Теперь – лежать. День, ночь, сутки. Иного выхода нет. Он неспособен сейчас звонить друзьям и знакомым, искать денег на выпивку или саму выпивку. Всё, край. Он неспособен даже сделать несколько шагов, чтобы выйти из комнаты и попытаться занять у соседей по коммуналке; впрочем, это дело заведомо безнадежное, кого ни взять – или бедны, или скупы, или сами пьют, и вообще, к его поселению здесь отнеслись безразлично, да и он не стал перед ними заискивать, как это иногда делают интеллигенты (интеллигенты по профессии), изображая из себя простых и народных. Нет, он не прост и не народен – вот и расплачивайся теперь, никто тебе, подыхающему, не поднесет, никто не выручит по-соседски. Остается лежать, терпеть и думать. Мысли в таких случаях всегда одни и те же. Сперва наскоро (как виноватый школьник шмурыгает носом, бубня, что больше так не будет): тридцать шесть лет возраста, работа в молодежной газете, затем в новом коммерческо-культурном издании «Авангард»… параллельно: женитьба на девушке Ангелине, Геле, рождение дочери Галины, Гали, развод, размен, поселение в коммуналке, в этой вот комнатушке… параллельно: пьянство поначалу от избытка жизненной бодрости, потом от ее недостатка, потом по идейным соображениям с долей социально-политической рефлексии, потом – от чувства хлынувшей свободы, потом от чувства обманутых надежд, а потом и просто так, вполне физиологично…
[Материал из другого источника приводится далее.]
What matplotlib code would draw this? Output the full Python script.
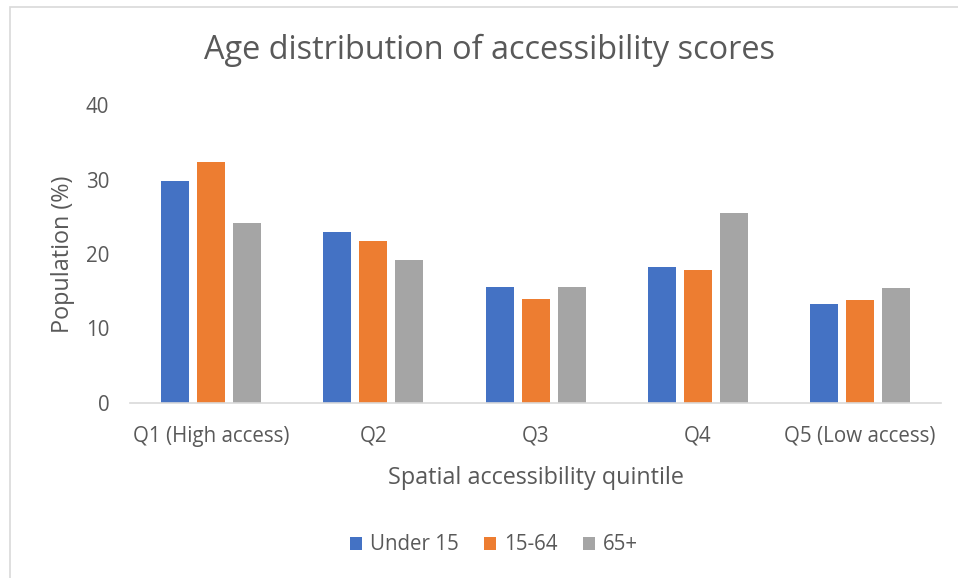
import numpy as np
import matplotlib.pyplot as plt
from matplotlib.patches import Rectangle

# population share (%) by spatial accessibility quintile
quintiles = ['Q1 (High access)', 'Q2', 'Q3', 'Q4', 'Q5 (Low access)']
under_15 = [29.8, 22.9, 15.6, 18.2, 13.3]
age_15_64 = [32.4, 21.8, 14.0, 17.8, 13.8]
age_65_plus = [24.1, 19.2, 15.6, 25.5, 15.4]

series = [('Under 15', under_15, '#4472c4'),
          ('15-64', age_15_64, '#ed7d31'),
          ('65+', age_65_plus, '#a5a5a5')]

plt.rcParams['font.family'] = ['Open Sans', 'DejaVu Sans']
text_col = '#595959'

W, H = 958, 578
fig = plt.figure(figsize=(W / 100, H / 100), dpi=100)

# chart area frame
fig.patches.append(Rectangle((10 / W, -0.1), 2, (1 - 7 / H) + 0.1, transform=fig.transFigure,
                             fill=False, edgecolor='#d9d9d9', linewidth=1.2))

ax = fig.add_axes([130 / W, 1 - 403 / H, 811 / W, 298 / H])

x = np.arange(len(quintiles))
bar_w = 28 / 162.2
step = 36 / 162.2
for i, (name, vals, col) in enumerate(series):
    ax.bar(x + (i - 1) * step, vals, width=bar_w, color=col, label=name)

ax.set_xlim(-0.5, len(quintiles) - 0.5)
ax.set_ylim(0, 40)
ax.set_yticks([0, 10, 20, 30, 40])
ax.set_xticks(x)
ax.set_xticklabels(quintiles)

for s in ['top', 'right', 'left']:
    ax.spines[s].set_visible(False)
ax.spines['bottom'].set_color('#d9d9d9')
ax.spines['bottom'].set_linewidth(1.2)
ax.tick_params(axis='both', length=0, colors=text_col, labelsize=14.8)
ax.tick_params(axis='y', pad=15)
ax.tick_params(axis='x', pad=16.5)

ax.set_ylabel('Population (%)', fontsize=16.8, color=text_col, labelpad=8)
ax.set_xlabel('Spatial accessibility quintile', fontsize=16.8, color=text_col, labelpad=14)

fig.text(490 / W, 1 - 50 / H, 'Age distribution of accessibility scores',
         ha='center', va='center', fontsize=23.4, color=text_col)

fig.legend(loc='center', bbox_to_anchor=(494 / W, 1 - 545 / H), ncol=3, frameon=False,
           fontsize=14.8, labelcolor=text_col, handlelength=0.6, handleheight=0.6,
           handletextpad=0.4, columnspacing=1.2)

fig.savefig('out.png', dpi=100)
Отведя душу вот этим шмурыганьем, этим кратким покаянным обзором своей биографии, Непрядвин, как правило, переходил к обобщениям. Как человек творческий (со студенческой поры пишет рассказы и повесть), Непрядвин искал художественный смысл в прожитой жизни: метафорический, притчевый или хотя бы типично-характерный в типических обстоятельствах, но такого смысла не отыскивалось, было нечто бытовое, реальное со всех сторон. А коль скоро так, коль нет художественного оправдания пьяным безумствам, то нет необходимости пить дотла и рисковать своей серой жизнью, ведь только многоцветная и бурная художественная жизнь достойна того, чтобы ежеминутно бросать ее на карту. Значит, все, пора заканчивать.